Читать «Давние дни» онлайн - страница 6
Михаил Васильевич Нестеров
В художестве, в темах моих произведений, в их настроениях, в ландшафтах и образах беспокойный человек находил тихую заводь, где отдыхал сам и, быть может, давал отдых тем, кто его искал.
Я избегал изображать так называемые сильные страсти, предпочитая им наш тихий пейзаж, человека, живущего внутренней жизнью. И в портретах моих, написанных в последние годы, влекли меня к себе те люди, путь которых был отражением мыслей, чувств, деяний их.
Москва, июль 1940 года.
Мое детство
В тихий весенний вечер 19 мая 1862 года в Уфе в купеческой семье Нестеровых произошло событие: появился на свет божий новый член семьи. Этим новым членом нестеровской семьи и был я. Меня назвали Михаилом в честь деда Михаила Михайловича Ростовцева.
Родился я десятым. Было еще двое и после меня, но, кроме сестры и меня, все дети умерли в раннем детстве. Род наш был старинный купеческий: Нестеровы шли с севера, из Новгорода, Ростовцевы с юга, из Ельца.

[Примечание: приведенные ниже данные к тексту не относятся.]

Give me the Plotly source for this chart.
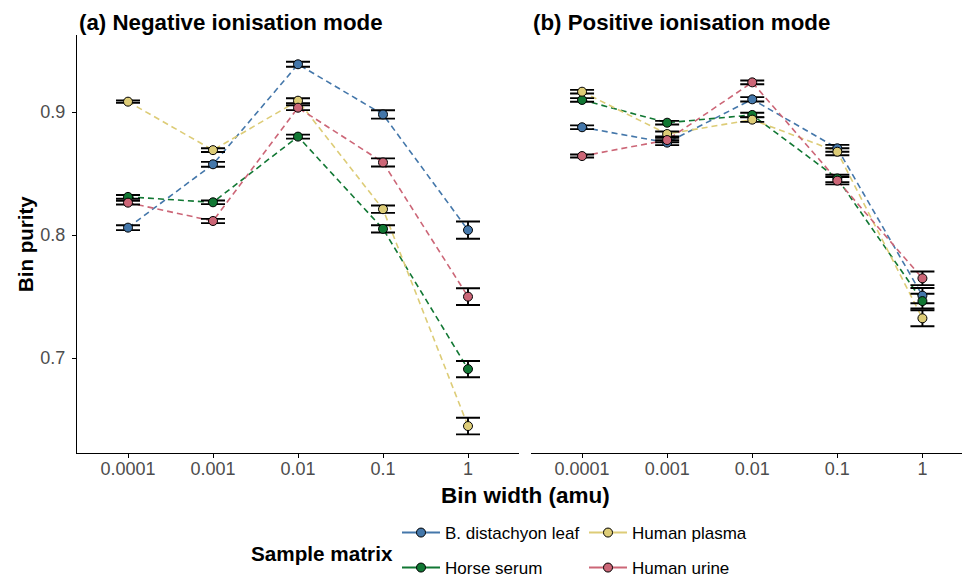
import plotly.graph_objects as go

# ---------------- data ----------------
bin_widths = ["0.0001", "0.001", "0.01", "0.1", "1"]
series_names = ["B. distachyon leaf", "Horse serum", "Human plasma", "Human urine"]
series_colors = ["#4477AA", "#117733", "#DDCC77", "#CC6677"]

# Negative ionisation mode: mean bin purity and error (half-width)
neg_bdist = [0.806, 0.8575, 0.9388, 0.898, 0.804]
neg_horse = [0.831, 0.8266, 0.880, 0.805, 0.691]
neg_plasma = [0.9084, 0.869, 0.9092, 0.821, 0.6447]
neg_urine = [0.8263, 0.8114, 0.9035, 0.859, 0.7499]
neg_bdist_err = [0.002, 0.002, 0.002, 0.0034, 0.007]
neg_horse_err = [0.0015, 0.0015, 0.0016, 0.003, 0.0066]
neg_plasma_err = [0.001, 0.0015, 0.002, 0.003, 0.0068]
neg_urine_err = [0.0015, 0.0017, 0.002, 0.0033, 0.0068]

# Positive ionisation mode
pos_bdist = [0.8876, 0.8751, 0.9103, 0.8705, 0.7507]
pos_horse = [0.9098, 0.8913, 0.8976, 0.846, 0.7463]
pos_plasma = [0.9165, 0.8821, 0.8938, 0.8677, 0.7323]
pos_urine = [0.8642, 0.8772, 0.9241, 0.8442, 0.7648]
pos_bdist_err = [0.0015, 0.002, 0.0018, 0.0028, 0.0062]
pos_horse_err = [0.0015, 0.0015, 0.0018, 0.003, 0.006]
pos_plasma_err = [0.0015, 0.002, 0.0018, 0.0028, 0.0065]
pos_urine_err = [0.0012, 0.0018, 0.0015, 0.003, 0.0055]

y_ticks = [0.7, 0.8, 0.9]
y_tick_labels = ["0.7", "0.8", "0.9"]

panel_titles = ["(a) Negative ionisation mode", "(b) Positive ionisation mode"]
x_title = "Bin width (amu)"
y_title = "Bin purity"
legend_title = "Sample matrix"

neg_vals = [neg_bdist, neg_horse, neg_plasma, neg_urine]
neg_errs = [neg_bdist_err, neg_horse_err, neg_plasma_err, neg_urine_err]
pos_vals = [pos_bdist, pos_horse, pos_plasma, pos_urine]
pos_errs = [pos_bdist_err, pos_horse_err, pos_plasma_err, pos_urine_err]

# ---------------- figure ----------------
W, H = 962, 578
FONT = "Liberation Sans, Arial, sans-serif"

fig = go.Figure()

panels = [("x", "y", neg_vals, neg_errs), ("x2", "y2", pos_vals, pos_errs)]

# lines layer
for xa, ya, vals, errs in panels:
    for name, col, v in zip(series_names, series_colors, vals):
        fig.add_trace(go.Scatter(x=bin_widths, y=v, xaxis=xa, yaxis=ya, mode="lines",
                                 line=dict(color=col, width=1.6, dash="6px,4px"),
                                 showlegend=False, hoverinfo="skip"))
# error bar layer
for xa, ya, vals, errs in panels:
    for name, col, v, e in zip(series_names, series_colors, vals, errs):
        fig.add_trace(go.Scatter(x=bin_widths, y=v, xaxis=xa, yaxis=ya, mode="markers",
                                 marker=dict(size=2, opacity=0),
                                 error_y=dict(type="data", array=e, visible=True,
                                              color="black", thickness=1.9, width=12),
                                 showlegend=False, hoverinfo="skip"))
# points layer
for xa, ya, vals, errs in panels:
    for name, col, v in zip(series_names, series_colors, vals):
        fig.add_trace(go.Scatter(x=bin_widths, y=v, xaxis=xa, yaxis=ya, mode="markers",
                                 marker=dict(size=9, color=col, line=dict(color="black", width=1)),
                                 showlegend=False, name=name))

# legend entries (solid key like ggplot)
legend_ids = ["legend", "legend2", "legend3", "legend4"]
for name, col, lid in zip(series_names, series_colors, legend_ids):
    fig.add_trace(go.Scatter(x=[None], y=[None], mode="lines+markers", name=name,
                             line=dict(color=col, width=2),
                             marker=dict(size=9, color=col, line=dict(color="black", width=1)),
                             showlegend=True, legend=lid))

def px_x(p):
    return p / W

def px_y(p):
    return 1 - p / H

y_range = [0.6228, 0.9626]
axis_common = dict(showline=True, linecolor="black", linewidth=1.3, ticks="outside",
                   ticklen=4, tickwidth=1.2, tickcolor="black", showgrid=False, zeroline=False,
                   automargin=False,
                   tickfont=dict(family=FONT, size=18, color="#4D4D4D"))

fig.update_layout(
    width=W, height=H,
    margin=dict(l=0, r=0, t=0, b=0, autoexpand=False),
    paper_bgcolor="white", plot_bgcolor="white",
    font=dict(family=FONT, color="black"),
    xaxis=dict(domain=[px_x(77), px_x(519)], type="category", range=[-0.6, 4.6],
               anchor="y", ticklabelstandoff=-5, **axis_common),
    xaxis2=dict(domain=[px_x(531), 1.0], type="category", range=[-0.6, 4.465],
                anchor="y2", ticklabelstandoff=-5, **axis_common),
    yaxis=dict(domain=[px_y(453), px_y(35)], range=y_range, anchor="x",
               tickvals=y_ticks, ticktext=y_tick_labels, ticklabelstandoff=3, **axis_common),
    yaxis2=dict(domain=[px_y(453), px_y(35)], range=y_range, anchor="x2",
                showline=False, showticklabels=False, ticks="", showgrid=False, zeroline=False),
)

leg_common = dict(orientation="v", xanchor="left", yanchor="middle", bgcolor="rgba(0,0,0,0)",
                  borderwidth=0, itemwidth=38,
                  font=dict(family=FONT, size=17, color="black"),
                  itemclick=False, itemdoubleclick=False)
leg_pos = [(397, 533), (397, 568), (584, 533), (584, 568)]
for lid, (lx, ly) in zip(legend_ids, leg_pos):
    fig.update_layout({lid: dict(x=px_x(lx), y=px_y(ly), **leg_common)})

annotations = [
    dict(text="<b>" + panel_titles[0] + "</b>", x=px_x(77), y=px_y(22), xanchor="left",
         yanchor="middle", size=22.3),
    dict(text="<b>" + panel_titles[1] + "</b>", x=px_x(531), y=px_y(22), xanchor="left",
         yanchor="middle", size=22.3),
    dict(text="<b>" + x_title + "</b>", x=px_x(525), y=px_y(495), xanchor="center",
         yanchor="middle", size=22.5),
    dict(text="<b>" + y_title + "</b>", x=px_x(25), y=px_y(244), xanchor="center",
         yanchor="middle", textangle=-90, size=20.5),
    dict(text="<b>" + legend_title + "</b>", x=px_x(249), y=px_y(553), xanchor="left",
         yanchor="middle", size=20.7),
]
for a in annotations:
    s = a.pop("size")
    a.update(xref="paper", yref="paper", showarrow=False,
             font=dict(family=FONT, size=s, color="black"))
fig.update_layout(annotations=annotations)

fig.write_html("out.html")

Помнить себя я начал лет с трех-четырех. До двух лет я был слабым, едва выжившим ребенком. Чего-чего со мной не делали, чтобы сохранить мою жизнь! Какими медицинскими и народными средствами ни пробовали меня поднять на ноги, а я все оставался хилым, дышащим на ладан ребенком. Пробовали меня класть в печь, побывал я и в снегу на морозе, пока однажды не показалось моей матери, что я вовсе «отдал богу душу». Меня обрядили, положили под образа. На грудь положили небольшой финифтяный образок Тихона Задонского. Мать молилась, а кто-то из близких поехал к Ивану Предтече заказать могилу возле дедушки Ивана Андреевича Нестерова. Но случилось так: одновременно у тетушки Е. И. Кабановой скончался младенец, и ему тоже понадобилась могилка. Вот и съехались родственники и заспорили, кому из внуков лежать ближе к дедушке Ивану Андреевичу. А той порой моя мать приметила, что я снова задышал, а затем и вовсе очнулся. Мать радостно поблагодарила бога, приписав мое воскрешение заступничеству Тихона Задонского, который, как и преподобный Сергий Радонежский, пользовался у нас в семье особой любовью и почитанием. Оба угодника были нам близки, входили, так сказать, в обиход нашей духовной жизни.
С этого счастливого случая мое здоровье стало крепнуть и я совершенно поправился. Первыми моими впечатлениями, относящимися годам к трем, помнится, было семейное торжество: отец с матерью уехали на свадьбу к моему крестному отцу Василию Степановичу Губанову, уфимскому городскому голове. Крестный выдавал свою дочь Лизаньку за сына новоиспеченного богатея Чижева, прозванного работавшими у него бурлаками «Казна». И вот, помню я, как во сне: зимний вечер, мы с сестрой остались в горницах с няней. Сидим в столовой за круглым столом, я леплю какие-то фигурки не то из воска, не то из теста. Мы с сестрой ждем приезда родителей со свадьбы, ждем гостинцев, которыми, бывало, наделяли гостей в таких случаях. Гостинцев мы в тот вечер так и не дождались — заснули. Получили их на другой день утром. Чего-чего тут не было: каких конфет в таких нарядных бумажках, золотых и серебряных, с кружевами и картинками! Некоторые долго сохранялись у нас в семье. А что памятней всего у меня осталось — это крупный-крупный виноград, целые грозди винограда. Его вид и вкус навсегда остались в моей памяти, и мне потом всю жизнь казалось, что такого вкусного и крупного винограда я не ел никогда. Какой это был сорт, — не знаю, но должно быть он был дорогой, редкостный по тем временам. Это был первый виноград, который я ел в своем детстве.